Work required:
Leave out the pictures and restate the rest of the data exactly.
--- Start of Information supplied ---
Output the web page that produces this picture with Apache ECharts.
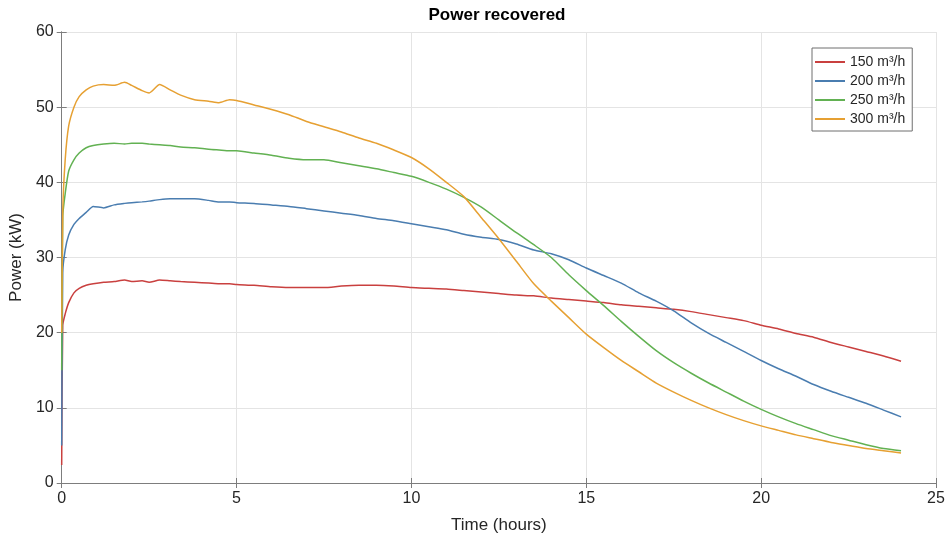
<!DOCTYPE html>
<html>
<head>
<meta charset="utf-8">
<title>Power recovered</title>
<script src="https://cdn.jsdelivr.net/npm/echarts@6/dist/echarts.min.js"></script>
<style>
  html, body { margin: 0; padding: 0; background: #fff; }
  #chart { width: 949px; height: 539px; }
</style>
</head>
<body>
<div id="chart"></div>
<script>
// Time stamps in hours, shared by every flow-rate series
const hours = [0, 0.03, 0.1, 0.2, 0.35, 0.5, 0.7, 0.9, 1.2, 1.5, 1.8, 2.0, 2.3, 2.5, 2.8, 3.1, 3.4, 3.8, 4.2, 4.5,
  4.8, 5.0, 5.5, 6.0, 6.5, 7.0, 7.5, 8.0, 8.5, 9.0, 9.5, 10.0, 10.5, 11.0, 11.5, 12.0, 12.5, 13.0, 13.5, 14.0,
  14.5, 15.0, 15.5, 16.0, 16.5, 17.0, 17.5, 18.0, 18.5, 19.0, 19.5, 20.0, 20.5, 21.0, 21.5, 22.0, 22.5, 23.0, 23.5, 24.0];

// Recovered power in kW for each flow rate
const power150 = [2.4, 21.0, 22.5, 24.0, 25.3, 25.9, 26.3, 26.5, 26.7, 26.8, 27.0, 26.8, 26.9, 26.7, 27.0, 26.9, 26.8, 26.7, 26.6, 26.5,
  26.5, 26.4, 26.3, 26.1, 26.0, 26.0, 26.0, 26.2, 26.3, 26.3, 26.2, 26.0, 25.9, 25.8, 25.6, 25.4, 25.2, 25.0, 24.9, 24.6,
  24.4, 24.2, 24.0, 23.7, 23.5, 23.3, 23.1, 22.8, 22.4, 22.0, 21.6, 21.0, 20.5, 19.9, 19.4, 18.7, 18.1, 17.5, 16.9, 16.2];

const power200 = [5.0, 28.0, 31.0, 33.0, 34.4, 35.2, 36.0, 36.8, 36.6, 37.0, 37.2, 37.3, 37.4, 37.5, 37.7, 37.8, 37.8, 37.8, 37.6, 37.4,
  37.4, 37.3, 37.2, 37.0, 36.8, 36.5, 36.2, 35.9, 35.6, 35.2, 34.9, 34.5, 34.1, 33.7, 33.1, 32.7, 32.4, 31.8, 31.0, 30.5,
  29.7, 28.6, 27.6, 26.6, 25.3, 24.2, 22.9, 21.3, 19.9, 18.7, 17.5, 16.3, 15.2, 14.2, 13.1, 12.2, 11.4, 10.6, 9.7, 8.8];

const power250 = [15.0, 35.5, 38.5, 41.5, 43.0, 43.9, 44.6, 44.9, 45.1, 45.2, 45.1, 45.2, 45.2, 45.1, 45.0, 44.9, 44.7, 44.6, 44.4, 44.3,
  44.2, 44.2, 43.9, 43.6, 43.2, 43.0, 43.0, 42.6, 42.2, 41.8, 41.3, 40.8, 40.0, 39.1, 38.0, 36.7, 35.0, 33.3, 31.7, 30.0,
  27.7, 25.6, 23.6, 21.5, 19.5, 17.6, 16.0, 14.6, 13.3, 12.1, 10.9, 9.8, 8.8, 7.9, 7.1, 6.3, 5.7, 5.1, 4.6, 4.3];

const power300 = [20.0, 36.0, 43.0, 47.5, 50.0, 51.4, 52.3, 52.8, 53.0, 52.9, 53.3, 52.9, 52.2, 51.9, 53.0, 52.3, 51.6, 51.0, 50.8, 50.6,
  51.0, 50.9, 50.3, 49.7, 49.0, 48.1, 47.4, 46.7, 45.9, 45.2, 44.3, 43.3, 41.8, 40.0, 38.1, 35.3, 32.5, 29.5, 26.5, 24.2,
  22.0, 19.8, 18.0, 16.3, 14.8, 13.3, 12.1, 11.0, 10.0, 9.1, 8.3, 7.6, 7.0, 6.4, 5.9, 5.4, 5.0, 4.6, 4.3, 4.0];

const seriesNames = ['150 m³/h', '200 m³/h', '250 m³/h', '300 m³/h'];
const seriesColors = ['#c9403f', '#4a7db0', '#62b152', '#e6a032'];
const seriesValues = [power150, power200, power250, power300];

const FONT = '"Liberation Sans", Arial, sans-serif';
const AXIS_GREY = '#7d7d7d';
const TEXT_DARK = '#262626';

const chart = echarts.init(document.getElementById('chart'), null, { renderer: 'canvas' });

function pairs(values) {
  return hours.map((h, i) => [h, values[i]]);
}

const tickStyle = { show: true, inside: true, length: 5, lineStyle: { color: AXIS_GREY, width: 1 } };
const lineStyleAxis = { show: true, lineStyle: { color: AXIS_GREY, width: 1 } };

chart.setOption({
  animation: false,
  backgroundColor: '#ffffff',
  textStyle: { fontFamily: FONT },
  graphic: [{
    type: 'text',
    x: 497,
    y: 15,
    style: {
      text: 'Power recovered',
      font: 'bold 17px ' + FONT,
      fill: '#000',
      textAlign: 'center',
      textVerticalAlign: 'middle'
    }
  }],
  grid: { left: 58, right: 13, top: 32, bottom: 53, show: false },
  legend: {
    data: seriesNames,
    orient: 'vertical',
    left: 812,
    top: 48,
    padding: [7, 7, 5, 3],
    itemGap: 5,
    itemWidth: 30,
    itemHeight: 2,
    icon: 'rect',
    backgroundColor: '#fff',
    borderColor: '#6e6e6e',
    borderWidth: 1,
    textStyle: { fontFamily: FONT, fontSize: 14, color: TEXT_DARK, lineHeight: 14 }
  },
  xAxis: [{
    type: 'value',
    min: 0, max: 25, interval: 5,
    position: 'bottom',
    axisLine: lineStyleAxis,
    axisTick: tickStyle,
    axisLabel: { color: TEXT_DARK, fontSize: 16, fontFamily: FONT, margin: 8 },
    splitLine: { show: true, lineStyle: { color: '#e4e4e4', width: 1 } },
    name: 'Time (hours)',
    nameLocation: 'middle',
    nameGap: 34,
    nameTextStyle: { color: TEXT_DARK, fontSize: 17, fontFamily: FONT }
  }, {
    type: 'value',
    min: 0, max: 25, interval: 5,
    position: 'top',
    axisLine: lineStyleAxis,
    axisTick: tickStyle,
    axisLabel: { show: false },
    splitLine: { show: false }
  }],
  yAxis: [{
    type: 'value',
    min: 0, max: 60, interval: 10,
    position: 'left',
    axisLine: lineStyleAxis,
    axisTick: tickStyle,
    axisLabel: { color: TEXT_DARK, fontSize: 16, fontFamily: FONT, margin: 8 },
    splitLine: { show: true, lineStyle: { color: '#e4e4e4', width: 1 } },
    name: 'Power (kW)',
    nameLocation: 'middle',
    nameGap: 33,
    nameTextStyle: { color: TEXT_DARK, fontSize: 17, fontFamily: FONT }
  }, {
    type: 'value',
    min: 0, max: 60, interval: 10,
    position: 'right',
    axisLine: lineStyleAxis,
    axisTick: tickStyle,
    axisLabel: { show: false },
    splitLine: { show: false }
  }],
  series: seriesNames.map((name, i) => ({
    name: name,
    type: 'line',
    xAxisIndex: 0,
    yAxisIndex: 0,
    data: pairs(seriesValues[i]),
    showSymbol: false,
    symbol: 'none',
    smooth: 0.2,
    lineStyle: { color: seriesColors[i], width: 1.5 },
    itemStyle: { color: seriesColors[i] },
    z: 2 + i
  }))
});
</script>
</body>
</html>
--- End of Information supplied ---
Worked solution:
Output the web page that produces this picture with Apache ECharts.
<!DOCTYPE html>
<html>
<head>
<meta charset="utf-8">
<title>Power recovered</title>
<script src="https://cdn.jsdelivr.net/npm/echarts@6/dist/echarts.min.js"></script>
<style>
  html, body { margin: 0; padding: 0; background: #fff; }
  #chart { width: 949px; height: 539px; }
</style>
</head>
<body>
<div id="chart"></div>
<script>
// Time stamps in hours, shared by every flow-rate series
const hours = [0, 0.03, 0.1, 0.2, 0.35, 0.5, 0.7, 0.9, 1.2, 1.5, 1.8, 2.0, 2.3, 2.5, 2.8, 3.1, 3.4, 3.8, 4.2, 4.5,
  4.8, 5.0, 5.5, 6.0, 6.5, 7.0, 7.5, 8.0, 8.5, 9.0, 9.5, 10.0, 10.5, 11.0, 11.5, 12.0, 12.5, 13.0, 13.5, 14.0,
  14.5, 15.0, 15.5, 16.0, 16.5, 17.0, 17.5, 18.0, 18.5, 19.0, 19.5, 20.0, 20.5, 21.0, 21.5, 22.0, 22.5, 23.0, 23.5, 24.0];

// Recovered power in kW for each flow rate
const power150 = [2.4, 21.0, 22.5, 24.0, 25.3, 25.9, 26.3, 26.5, 26.7, 26.8, 27.0, 26.8, 26.9, 26.7, 27.0, 26.9, 26.8, 26.7, 26.6, 26.5,
  26.5, 26.4, 26.3, 26.1, 26.0, 26.0, 26.0, 26.2, 26.3, 26.3, 26.2, 26.0, 25.9, 25.8, 25.6, 25.4, 25.2, 25.0, 24.9, 24.6,
  24.4, 24.2, 24.0, 23.7, 23.5, 23.3, 23.1, 22.8, 22.4, 22.0, 21.6, 21.0, 20.5, 19.9, 19.4, 18.7, 18.1, 17.5, 16.9, 16.2];

const power200 = [5.0, 28.0, 31.0, 33.0, 34.4, 35.2, 36.0, 36.8, 36.6, 37.0, 37.2, 37.3, 37.4, 37.5, 37.7, 37.8, 37.8, 37.8, 37.6, 37.4,
  37.4, 37.3, 37.2, 37.0, 36.8, 36.5, 36.2, 35.9, 35.6, 35.2, 34.9, 34.5, 34.1, 33.7, 33.1, 32.7, 32.4, 31.8, 31.0, 30.5,
  29.7, 28.6, 27.6, 26.6, 25.3, 24.2, 22.9, 21.3, 19.9, 18.7, 17.5, 16.3, 15.2, 14.2, 13.1, 12.2, 11.4, 10.6, 9.7, 8.8];

const power250 = [15.0, 35.5, 38.5, 41.5, 43.0, 43.9, 44.6, 44.9, 45.1, 45.2, 45.1, 45.2, 45.2, 45.1, 45.0, 44.9, 44.7, 44.6, 44.4, 44.3,
  44.2, 44.2, 43.9, 43.6, 43.2, 43.0, 43.0, 42.6, 42.2, 41.8, 41.3, 40.8, 40.0, 39.1, 38.0, 36.7, 35.0, 33.3, 31.7, 30.0,
  27.7, 25.6, 23.6, 21.5, 19.5, 17.6, 16.0, 14.6, 13.3, 12.1, 10.9, 9.8, 8.8, 7.9, 7.1, 6.3, 5.7, 5.1, 4.6, 4.3];

const power300 = [20.0, 36.0, 43.0, 47.5, 50.0, 51.4, 52.3, 52.8, 53.0, 52.9, 53.3, 52.9, 52.2, 51.9, 53.0, 52.3, 51.6, 51.0, 50.8, 50.6,
  51.0, 50.9, 50.3, 49.7, 49.0, 48.1, 47.4, 46.7, 45.9, 45.2, 44.3, 43.3, 41.8, 40.0, 38.1, 35.3, 32.5, 29.5, 26.5, 24.2,
  22.0, 19.8, 18.0, 16.3, 14.8, 13.3, 12.1, 11.0, 10.0, 9.1, 8.3, 7.6, 7.0, 6.4, 5.9, 5.4, 5.0, 4.6, 4.3, 4.0];

const seriesNames = ['150 m³/h', '200 m³/h', '250 m³/h', '300 m³/h'];
const seriesColors = ['#c9403f', '#4a7db0', '#62b152', '#e6a032'];
const seriesValues = [power150, power200, power250, power300];

const FONT = '"Liberation Sans", Arial, sans-serif';
const AXIS_GREY = '#7d7d7d';
const TEXT_DARK = '#262626';

const chart = echarts.init(document.getElementById('chart'), null, { renderer: 'canvas' });

function pairs(values) {
  return hours.map((h, i) => [h, values[i]]);
}

const tickStyle = { show: true, inside: true, length: 5, lineStyle: { color: AXIS_GREY, width: 1 } };
const lineStyleAxis = { show: true, lineStyle: { color: AXIS_GREY, width: 1 } };

chart.setOption({
  animation: false,
  backgroundColor: '#ffffff',
  textStyle: { fontFamily: FONT },
  graphic: [{
    type: 'text',
    x: 497,
    y: 15,
    style: {
      text: 'Power recovered',
      font: 'bold 17px ' + FONT,
      fill: '#000',
      textAlign: 'center',
      textVerticalAlign: 'middle'
    }
  }],
  grid: { left: 58, right: 13, top: 32, bottom: 53, show: false },
  legend: {
    data: seriesNames,
    orient: 'vertical',
    left: 812,
    top: 48,
    padding: [7, 7, 5, 3],
    itemGap: 5,
    itemWidth: 30,
    itemHeight: 2,
    icon: 'rect',
    backgroundColor: '#fff',
    borderColor: '#6e6e6e',
    borderWidth: 1,
    textStyle: { fontFamily: FONT, fontSize: 14, color: TEXT_DARK, lineHeight: 14 }
  },
  xAxis: [{
    type: 'value',
    min: 0, max: 25, interval: 5,
    position: 'bottom',
    axisLine: lineStyleAxis,
    axisTick: tickStyle,
    axisLabel: { color: TEXT_DARK, fontSize: 16, fontFamily: FONT, margin: 8 },
    splitLine: { show: true, lineStyle: { color: '#e4e4e4', width: 1 } },
    name: 'Time (hours)',
    nameLocation: 'middle',
    nameGap: 34,
    nameTextStyle: { color: TEXT_DARK, fontSize: 17, fontFamily: FONT }
  }, {
    type: 'value',
    min: 0, max: 25, interval: 5,
    position: 'top',
    axisLine: lineStyleAxis,
    axisTick: tickStyle,
    axisLabel: { show: false },
    splitLine: { show: false }
  }],
  yAxis: [{
    type: 'value',
    min: 0, max: 60, interval: 10,
    position: 'left',
    axisLine: lineStyleAxis,
    axisTick: tickStyle,
    axisLabel: { color: TEXT_DARK, fontSize: 16, fontFamily: FONT, margin: 8 },
    splitLine: { show: true, lineStyle: { color: '#e4e4e4', width: 1 } },
    name: 'Power (kW)',
    nameLocation: 'middle',
    nameGap: 33,
    nameTextStyle: { color: TEXT_DARK, fontSize: 17, fontFamily: FONT }
  }, {
    type: 'value',
    min: 0, max: 60, interval: 10,
    position: 'right',
    axisLine: lineStyleAxis,
    axisTick: tickStyle,
    axisLabel: { show: false },
    splitLine: { show: false }
  }],
  series: seriesNames.map((name, i) => ({
    name: name,
    type: 'line',
    xAxisIndex: 0,
    yAxisIndex: 0,
    data: pairs(seriesValues[i]),
    showSymbol: false,
    symbol: 'none',
    smooth: 0.2,
    lineStyle: { color: seriesColors[i], width: 1.5 },
    itemStyle: { color: seriesColors[i] },
    z: 2 + i
  }))
});
</script>
</body>
</html>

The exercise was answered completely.